- Prompt
Begin with the first line of the material and write out each line exactly, ending with the line that contains "const chart = echarts.init(document.getElementById('chart'));". Pictures are not part of the copy.

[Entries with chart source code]
···

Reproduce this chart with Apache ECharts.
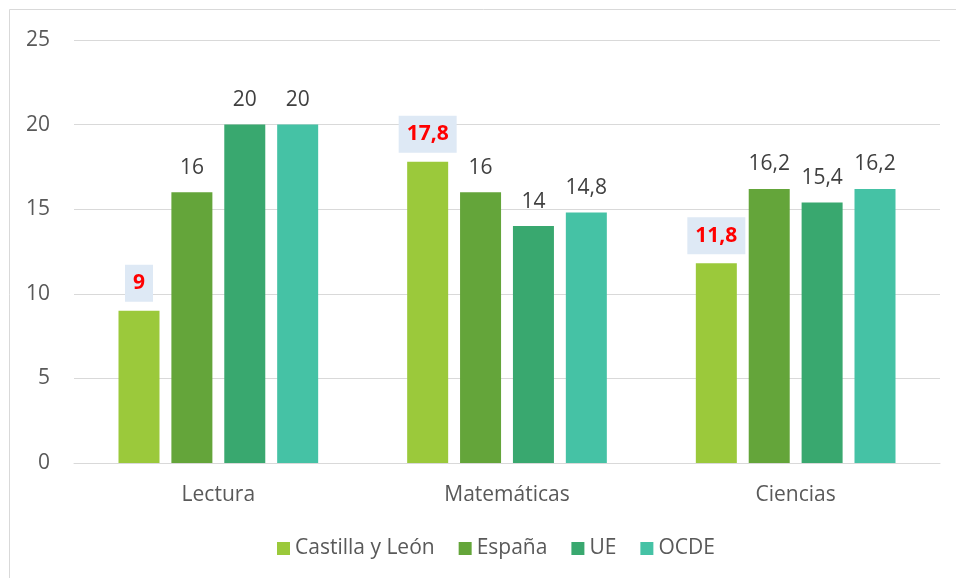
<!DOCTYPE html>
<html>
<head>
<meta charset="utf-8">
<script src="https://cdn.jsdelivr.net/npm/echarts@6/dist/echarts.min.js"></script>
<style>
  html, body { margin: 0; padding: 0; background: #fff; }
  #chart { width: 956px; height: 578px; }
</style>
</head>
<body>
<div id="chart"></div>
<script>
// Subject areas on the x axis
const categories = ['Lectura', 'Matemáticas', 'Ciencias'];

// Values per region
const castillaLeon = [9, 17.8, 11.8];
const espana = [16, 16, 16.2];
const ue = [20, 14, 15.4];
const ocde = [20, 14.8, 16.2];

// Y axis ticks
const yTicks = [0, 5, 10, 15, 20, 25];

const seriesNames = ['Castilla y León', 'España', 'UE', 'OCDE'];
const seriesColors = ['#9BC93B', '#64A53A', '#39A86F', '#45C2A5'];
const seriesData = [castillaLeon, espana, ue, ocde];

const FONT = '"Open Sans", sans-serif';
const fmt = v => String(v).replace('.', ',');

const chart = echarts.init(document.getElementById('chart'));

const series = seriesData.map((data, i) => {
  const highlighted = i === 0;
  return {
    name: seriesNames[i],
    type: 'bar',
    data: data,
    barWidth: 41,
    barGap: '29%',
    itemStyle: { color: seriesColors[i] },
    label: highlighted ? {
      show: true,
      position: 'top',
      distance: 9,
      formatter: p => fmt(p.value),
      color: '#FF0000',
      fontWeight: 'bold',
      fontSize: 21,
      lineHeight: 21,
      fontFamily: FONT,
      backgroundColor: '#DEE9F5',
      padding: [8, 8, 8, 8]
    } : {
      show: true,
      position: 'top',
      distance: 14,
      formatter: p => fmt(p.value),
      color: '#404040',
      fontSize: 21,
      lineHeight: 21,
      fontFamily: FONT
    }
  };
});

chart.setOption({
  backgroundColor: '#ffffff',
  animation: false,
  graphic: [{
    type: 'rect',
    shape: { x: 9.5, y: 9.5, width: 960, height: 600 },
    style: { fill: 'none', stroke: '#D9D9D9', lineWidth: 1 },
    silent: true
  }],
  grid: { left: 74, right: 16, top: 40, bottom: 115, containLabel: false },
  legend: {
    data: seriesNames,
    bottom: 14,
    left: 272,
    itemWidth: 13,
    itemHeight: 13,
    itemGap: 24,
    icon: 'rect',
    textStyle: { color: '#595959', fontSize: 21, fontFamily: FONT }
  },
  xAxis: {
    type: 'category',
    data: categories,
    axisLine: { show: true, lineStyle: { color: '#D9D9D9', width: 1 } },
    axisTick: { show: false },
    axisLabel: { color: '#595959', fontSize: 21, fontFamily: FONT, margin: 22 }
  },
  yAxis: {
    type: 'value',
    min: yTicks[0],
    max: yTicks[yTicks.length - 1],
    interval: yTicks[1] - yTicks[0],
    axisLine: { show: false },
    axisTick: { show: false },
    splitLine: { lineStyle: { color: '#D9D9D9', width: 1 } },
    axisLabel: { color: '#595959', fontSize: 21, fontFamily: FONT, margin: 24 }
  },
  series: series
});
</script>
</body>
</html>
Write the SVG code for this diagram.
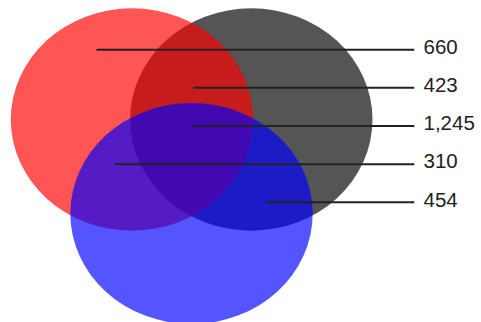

···

- Solution to this problem
Reproduce this chart with Apache ECharts.
<!DOCTYPE html>
<html>
<head>
<meta charset="utf-8">
<script src="https://cdn.jsdelivr.net/npm/echarts@6/dist/echarts.min.js"></script>
<style>
  html, body { margin: 0; padding: 0; background: #fff; }
  #chart { width: 956px; height: 578px; }
</style>
</head>
<body>
<div id="chart"></div>
<script>
// Subject areas on the x axis
const categories = ['Lectura', 'Matemáticas', 'Ciencias'];

// Values per region
const castillaLeon = [9, 17.8, 11.8];
const espana = [16, 16, 16.2];
const ue = [20, 14, 15.4];
const ocde = [20, 14.8, 16.2];

// Y axis ticks
const yTicks = [0, 5, 10, 15, 20, 25];

const seriesNames = ['Castilla y León', 'España', 'UE', 'OCDE'];
const seriesColors = ['#9BC93B', '#64A53A', '#39A86F', '#45C2A5'];
const seriesData = [castillaLeon, espana, ue, ocde];

const FONT = '"Open Sans", sans-serif';
const fmt = v => String(v).replace('.', ',');

const chart = echarts.init(document.getElementById('chart'));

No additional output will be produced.